Взглянув на Магуса, Фужер пробормотал: «Жирный кусочек».
Услышав это выражение, принятое в среде художников, Вервель нахмурился. Сей торговец вел за собой другие сорта овощей в лице своей супруги и дочери. Физиономия супруги была «отделана под красное дерево», а вся она походила на кокосовый орех, перехваченный поясом и увенчанный головкой. Она катилась на круглых ножках, одетая в желтое платье с черными полосами, и горделиво выставляла напоказ экстравагантные митенки, обтягивавшие ее руки, вздутые, словно перчатки на вывесках. На шляпе ее колыхались страусовые перья, обычно украшающие катафалк на торжественных похоронах; на пышные шарообразные плечи ниспадали спереди и сзади кружевные оборки; таким образом, сферические контуры кокосового ореха были выдержаны полностью. Ее ноги — художники называют такие ноги колодами — выпирали пухлыми складками из лакированных полусапожек. Как эти ноги влезли в башмаки — уму непостижимо!

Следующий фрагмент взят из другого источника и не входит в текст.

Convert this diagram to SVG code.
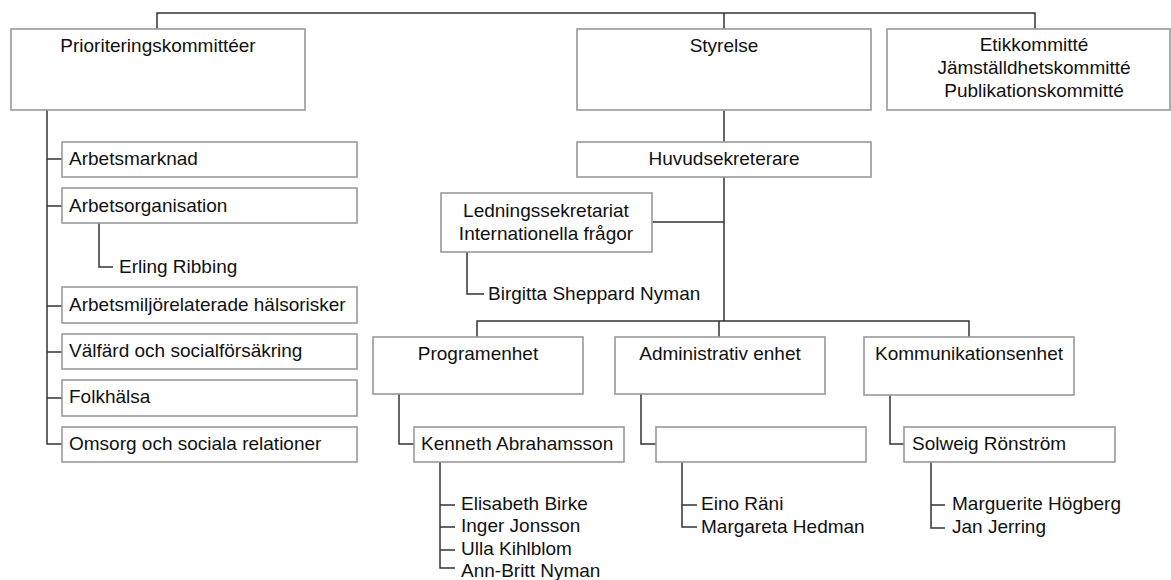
<svg xmlns="http://www.w3.org/2000/svg" width="1171" height="580" viewBox="0 0 1171 580">
<style>
.box{fill:#fff;stroke:#999;stroke-width:1.6}
.ln{fill:none;stroke:#333;stroke-width:1.5}
text{font-family:"Liberation Sans",Arial,sans-serif;font-size:19px;fill:#111}
.c{text-anchor:middle}
</style>
<rect width="1171" height="580" fill="#fff"/>
<g id="connectors" class="ln">
<path d="M157,29V13H1035V29"/>
<path d="M724,13V29"/>
<path d="M724,110V142"/>
<path d="M724,177V321"/>
<path d="M652,222H724"/>
<path d="M467,252V294H484"/>
<path d="M477,337V321H969V337"/>
<path d="M719,321V337"/>
<path d="M47,110V444H62"/>
<path d="M47,159H62M47,206H62M47,306H62M47,352H62M47,398H62"/>
<path d="M99,223V267H113"/>
<path d="M399,394V444H414"/>
<path d="M440,462V568H455M440,505H455M440,527H455M440,550H455"/>
<path d="M641,394V444H656"/>
<path d="M682,462V527H697M682,505H697"/>
<path d="M890,395V444H904"/>
<path d="M931,462V528H945M931,505H945"/>
</g>
<g id="prio"><rect class="box" x="11" y="29" width="294" height="81"/><text class="c" x="158" y="52">Prioriteringskommittéer</text></g>
<g id="styrelse"><rect class="box" x="577" y="29" width="294" height="81"/><text class="c" x="724" y="52">Styrelse</text></g>
<g id="kommitteer"><rect class="box" x="887" y="29" width="283" height="81"/><text class="c" x="1034" y="51">Etikkommitté</text><text class="c" x="1034" y="74">Jämställdhetskommitté</text><text class="c" x="1034" y="97">Publikationskommitté</text></g>
<g id="huvud"><rect class="box" x="577" y="142" width="294" height="35"/><text class="c" x="724" y="165">Huvudsekreterare</text></g>
<g id="ledning"><rect class="box" x="441" y="193" width="211" height="59"/><text class="c" x="546" y="217">Ledningssekretariat</text><text class="c" x="546" y="240">Internationella frågor</text></g>
<g id="birgitta"><text x="488" y="300">Birgitta Sheppard Nyman</text></g>
<g id="arbetsmarknad"><rect class="box" x="62" y="142" width="295" height="35"/><text x="69" y="165">Arbetsmarknad</text></g>
<g id="arbetsorg"><rect class="box" x="62" y="188" width="295" height="35"/><text x="69" y="212">Arbetsorganisation</text></g>
<g id="erling"><text x="119" y="273">Erling Ribbing</text></g>
<g id="arbetsmiljo"><rect class="box" x="62" y="287" width="295" height="36"/><text x="69" y="311">Arbetsmiljörelaterade hälsorisker</text></g>
<g id="valfard"><rect class="box" x="62" y="334" width="295" height="35"/><text x="69" y="357">Välfärd och socialförsäkring</text></g>
<g id="folkhalsa"><rect class="box" x="62" y="380" width="295" height="36"/><text x="69" y="403">Folkhälsa</text></g>
<g id="omsorg"><rect class="box" x="62" y="427" width="295" height="35"/><text x="69" y="450">Omsorg och sociala relationer</text></g>
<g id="program"><rect class="box" x="373" y="337" width="210" height="57"/><text class="c" x="478" y="360">Programenhet</text></g>
<g id="admin"><rect class="box" x="615" y="337" width="210" height="57"/><text class="c" x="720" y="360">Administrativ enhet</text></g>
<g id="kommunikation"><rect class="box" x="864" y="337" width="210" height="58"/><text class="c" x="969" y="360">Kommunikationsenhet</text></g>
<g id="kenneth"><rect class="box" x="414" y="427" width="210" height="35"/><text x="421" y="450">Kenneth Abrahamsson</text></g>
<g id="adminperson"><rect class="box" x="656" y="427" width="210" height="35"/></g>
<g id="solweig"><rect class="box" x="904" y="427" width="211" height="35"/><text x="912" y="450">Solweig Rönström</text></g>
<g id="programstaff"><text x="461" y="510">Elisabeth Birke</text><text x="461" y="532">Inger Jonsson</text><text x="461" y="555">Ulla Kihlblom</text><text x="461" y="577">Ann-Britt Nyman</text></g>
<g id="adminstaff"><text x="701" y="510">Eino Räni</text><text x="701" y="533">Margareta Hedman</text></g>
<g id="kommstaff"><text x="952" y="510">Marguerite Högberg</text><text x="952" y="533">Jan Jerring</text></g>
</svg>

Следом выступала молодая спаржа в зеленовато-желтом платье; у нее была маленькая головка с гладко уложенными волосами морковно-желтого цвета, столь излюбленного римлянами, веснушки на довольно белой коже, большие невинные глаза с белесыми ресницами и жиденькими бровями, добродетельные красные и жилистые руки и ноги, как у матери; ее шляпка из итальянской соломки, обшитая белой атласной ленточкой, была украшена двумя наивными шелковыми бантами. Пока все трое осматривали мастерскую, на их счастливых лицах было написано почтительное восхищение искусством.
— Так это вы, сударь, сделаете наши изображения? — спросил отец, напыжившись для храбрости.
— Да, сударь, — ответил Грассу.
— Вервель, у него крест, — шепнула супруга, когда художник повернулся спиной.
— Разве я стал бы заказывать портреты художнику, не удостоенному награды?.. — произнес бывший торговец бутылками.
Элиас Магус откланялся и вышел; Грассу проводил его до лестничной площадки.